Pete Papahronis

Personal information
- Born: October 17, 1967 (age 57) Oklahoma, United States
- Nationality: Greek / American
- Listed height: 6 ft 7.53 in (2.02 m)

Career information
- High school: Putnam City (Warr Acres, Oklahoma)
- College: East Central (1985–1989)
- NBA draft: 1989: undrafted
- Playing career: 1989–2000
- Position: Power forward
- Number: 11

Career history
- 1989–1992: PAOK
- 1992–1996: Iraklis Thessaloniki
- 1996–1997: AEK Athens
- 1997–1998: Iraklio
- 1998–2000: Maroussi

Career highlights and awards
- Greek League champion (1992); European Cup Winners' Cup champion (1991);

= Pete Papahronis =

Greek–American basketball player

Panagiotis "Pete" Papahronis (alternate spelling: Papachronis) (Παναγιώτης «Πιτ» Παπαχρόνης; born October 17, 1967) is a former Greek–American professional basketball player.

==Professional career==
Papahronis graduated from East Central University in 1989, and the same year he joined to P.A.O.K. BC along with his cousin Chris Papasarantou.
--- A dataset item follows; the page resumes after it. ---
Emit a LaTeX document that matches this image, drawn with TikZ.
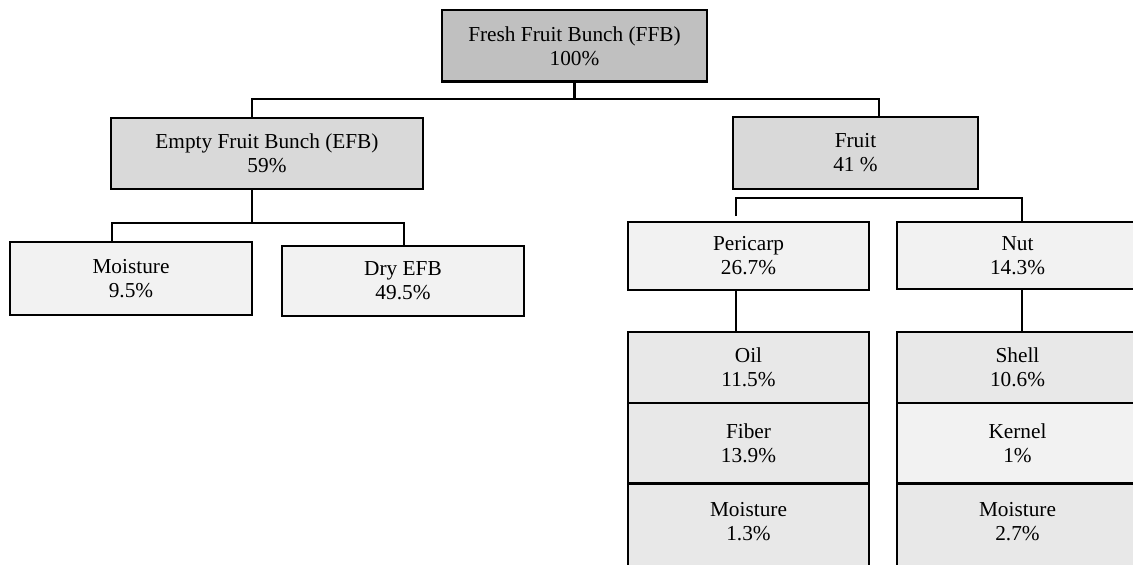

He played four years with PAOK and he won the 1991 and the Greek League champion in 1992. At the final against Zaragoza, Papahronis disqualified with five fouls at the beginning of the second half. Moreover, he was one of the most special players of PAOK's fans.

In 1992, he moved to Iraklis Thessaloniki B.C. as an exchange for Christos Tsekos transfer. Papahronis played four years with Iraklis and they reached at the semifinals of the 1994–95 FIBA European Cup. His best season was 1993–94, when he has 10.6 points per game at Greek Basketball League. In 1996, he signed with AEK, having confined participation. He also played with Iraklio B.C. and Maroussi B.C., finishing his career in 2000.

==Coaching career==
Papahronis returned to the United States and became a high school basketball coach. In 2003, he joined Guthrie High School, and led its boys' team in five state tournaments, winning the consecutive titles in 2008 and 2009. In 2012, he became coach of the girls' team. In 2014, he was hired by Edmond North High School and assumed coaching the girls' team as well as teaching a recreational basketball course.

== Personal==
His daughter Elle (Eleni) joined at San Francisco Dons.